Drama teacher Michael Naffziger had just wrapped up a student production at Indian River Charter High School when a big brawny dad approached him.
“Are you the man who taught my son to sew?” he asked.
Yes, Naffziger told him, resisting the urge to cower.
“Well, I want to shake your hand,” said the dad. “I think that’s a great thing to know.”
Today, Naffziger beams before a gleaming row of $10,000 worth of new sewing machines, just donated to the drama department by the manufacturer, Baby Lock, through a Port St. Lucie sewing shop.
The effort began a year ago when three Vero Beach women involved in the local chapter of a statewide sewing club, The Florida Sewing Sew-ciety, volunteered to help students in the theater department with costume making. The idea came from a chance meeting at a Burger King of Susan Humanes, an avid seamstress, and Gary Miller, the choral director at Charter. Humanes, a retired branch manager for the beachside branch of Bank of America, was looking for ways for the club to get involved in the community and Miller directed her to Naffziger.
Within days, Humanes, Mary Ann Gentzler and Marie Knick were training 25 students on five used machines in Charter’s arsenal of donations, each a different brand requiring separate training to use. With the volunteers’ help, the students whipped up a scene’s worth of 16th century prison garb – tattered capes and wrap skirts with Velcro closures, stained with tea and dirt – for “Man of La Mancha.” But time was short; the hour-long classes, three days a week, were largely taken up by physically moving the machines to whatever space was available – the art room, the black box theater, even a hallway. Sometimes they hauled them outside to work under the large canopied space known as the Dome, Humanes says.
And progress was hampered by the machines’ incessant breakdowns.
“They were forever jamming up,” says Humanes. “When you don’t know that much about sewing, it can be really frustrating.”
Enter Baby Lock, a respected manufacturer with a reputation for generosity. When Gentzler and Humanes saw Baby Lock regional manager Rose Smith at an embroidery conference in May, they approached her about Charter’s drama department. Smith suggested they work through Laura and Dave Jordan, owners of the Laura’s Sewing stores in Port St. Lucie and Palm Beach Gardens. With their help, they were able to sew up the deal: an astounding gift of 10 top-notch digital sewing machines, valued at $800 to $1,000 each.
“We asked for 10, and we got 10,” says Humanes. “We are just thrilled.”
The credit goes also to Charter, she says. “I’m so glad to see a school start something like this. I think this can be a great program. What would be great is if there could be a dedicated room so the sewing machines could just stay there.”
Barring another major donor stepping up – or increased funding by the county school board, which has opted to allocate less to charter schools – Naffziger must rely on another source of income: ticket sales. He and his students are maximizing that resource by producing one sell-out show after another.

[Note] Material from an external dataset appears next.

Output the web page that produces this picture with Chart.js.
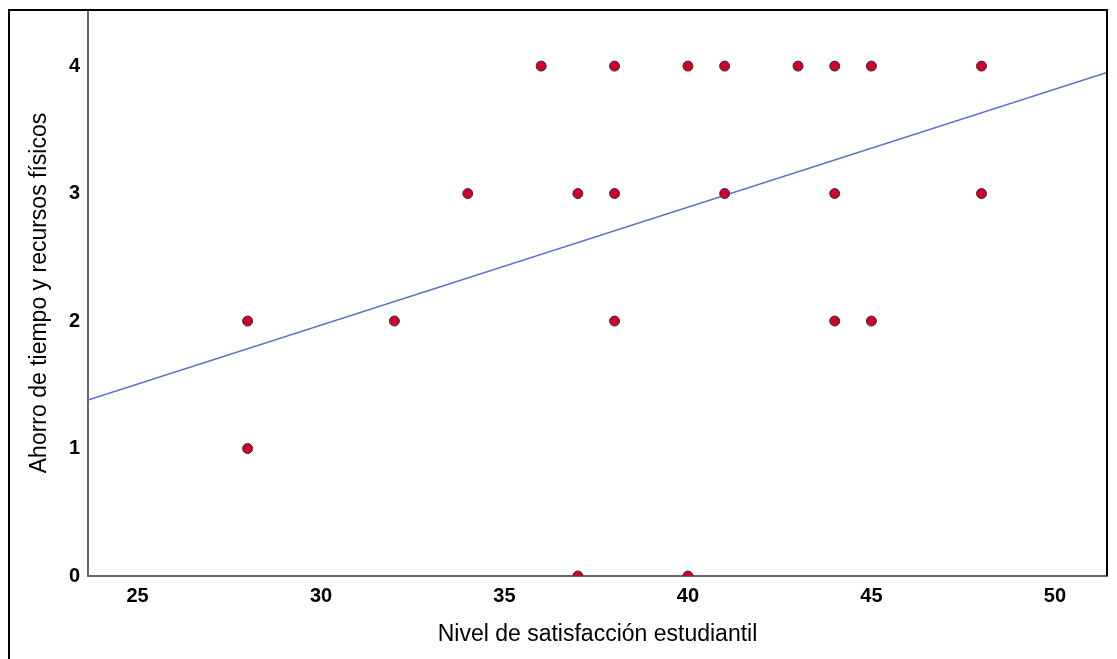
<!DOCTYPE html>
<html>
<head>
<meta charset="utf-8">
<script src="https://cdn.jsdelivr.net/npm/chart.js@4"></script>
<style>
  html, body { margin: 0; padding: 0; background: #fff; }
  #wrap { position: absolute; left: 0; top: 0; width: 1117px; height: 659px; }
</style>
</head>
<body>
<div id="wrap"><canvas id="scatterChart"></canvas></div>
<script>
// satisfaction level vs. time/resources saving
const satisfaction = [28, 28, 32, 34, 36, 37, 37, 38, 38, 38, 40, 40, 41, 41, 43, 44, 44, 44, 45, 45, 48, 48];
const savings      = [2, 1, 2, 3, 4, 3, 0, 4, 3, 2, 4, 0, 4, 3, 4, 4, 3, 2, 4, 2, 4, 3];
// fit line, read at the edges of the plot
const fitX = [23.65, 51.42];
const fitY = [1.38, 3.95];
const xTicks = [25, 30, 35, 40, 45, 50];
const yTicks = [0, 1, 2, 3, 4];

const points = satisfaction.map((x, i) => ({ x, y: savings[i] }));
const fitLine = fitX.map((x, i) => ({ x, y: fitY[i] }));

// outer black frame like the exported image
const framePlugin = {
  id: 'frame',
  afterDraw(chart) {
    const ctx = chart.ctx;
    const a = chart.chartArea;
    ctx.save();
    ctx.strokeStyle = '#000';
    ctx.lineWidth = 2;
    ctx.beginPath();
    ctx.moveTo(9, chart.height);
    ctx.lineTo(9, a.top);
    ctx.lineTo(a.right, a.top);
    ctx.lineTo(a.right, a.bottom);
    ctx.stroke();
    ctx.restore();
  }
};

new Chart(document.getElementById('scatterChart'), {
  type: 'scatter',
  data: {
    datasets: [
      {
        label: 'Datos',
        data: points,
        backgroundColor: '#d0002a',
        borderColor: '#333',
        borderWidth: 1,
        pointRadius: 5,
        order: 1
      },
      {
        label: 'Ajuste',
        type: 'line',
        data: fitLine,
        borderColor: '#5a72c4',
        borderWidth: 1.5,
        pointRadius: 0,
        fill: false,
        order: 2
      }
    ]
  },
  options: {
    responsive: true,
    maintainAspectRatio: false,
    animation: false,
    layout: { padding: { top: 10, right: 10, left: 0, bottom: 0 } },
    plugins: {
      legend: { display: false },
      tooltip: { enabled: false }
    },
    scales: {
      x: {
        type: 'linear',
        min: fitX[0],
        max: fitX[1],
        afterBuildTicks: axis => { axis.ticks = xTicks.map(v => ({ value: v })); },
        afterFit: axis => { axis.height = 83; axis.paddingLeft = 0; axis.paddingRight = 0; },
        grid: { display: false, drawTicks: false },
        border: { color: '#666', width: 2 },
        ticks: { color: '#000', padding: 8, font: { family: 'Liberation Sans, Arial', size: 20, weight: 'bold' } },
        title: {
          display: true,
          text: 'Nivel de satisfacción estudiantil',
          color: '#000',
          padding: { bottom: 11 },
          font: { family: 'Liberation Sans, Arial', size: 23 }
        }
      },
      y: {
        type: 'linear',
        min: 0,
        max: 4.44,
        afterBuildTicks: axis => { axis.ticks = yTicks.map(v => ({ value: v })); },
        afterFit: axis => { axis.width = 88; axis.paddingTop = 0; axis.paddingBottom = 0; },
        grid: { display: false, drawTicks: false },
        border: { color: '#666', width: 2 },
        ticks: { color: '#000', padding: 8, font: { family: 'Liberation Sans, Arial', size: 20, weight: 'bold' } },
        title: {
          display: true,
          text: 'Ahorro de tiempo y recursos físicos',
          color: '#000',
          padding: { top: 26 },
          font: { family: 'Liberation Sans, Arial', size: 23 }
        }
      }
    }
  },
  plugins: [framePlugin]
});
</script>
</body>
</html>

While the 20 students – including boys – whirring away at costumes for the Charter’s February production of “The Wizard of Oz,” another group of students are nailing two-by-fours into tiered seating for the Black Box staging of “One Flew Over the Cuckoo’s Nest,” which opens next Friday, Oct. 5.
That production, whose cast includes Naffziger’s most advanced acting students, will go on to compete at the state level in Tampa.
“When I came here the competitive acting team had seven kids,” says Naffziger. “Now, there’s 40. The musical theater program didn’t exist. Today there are over 100 in the program.”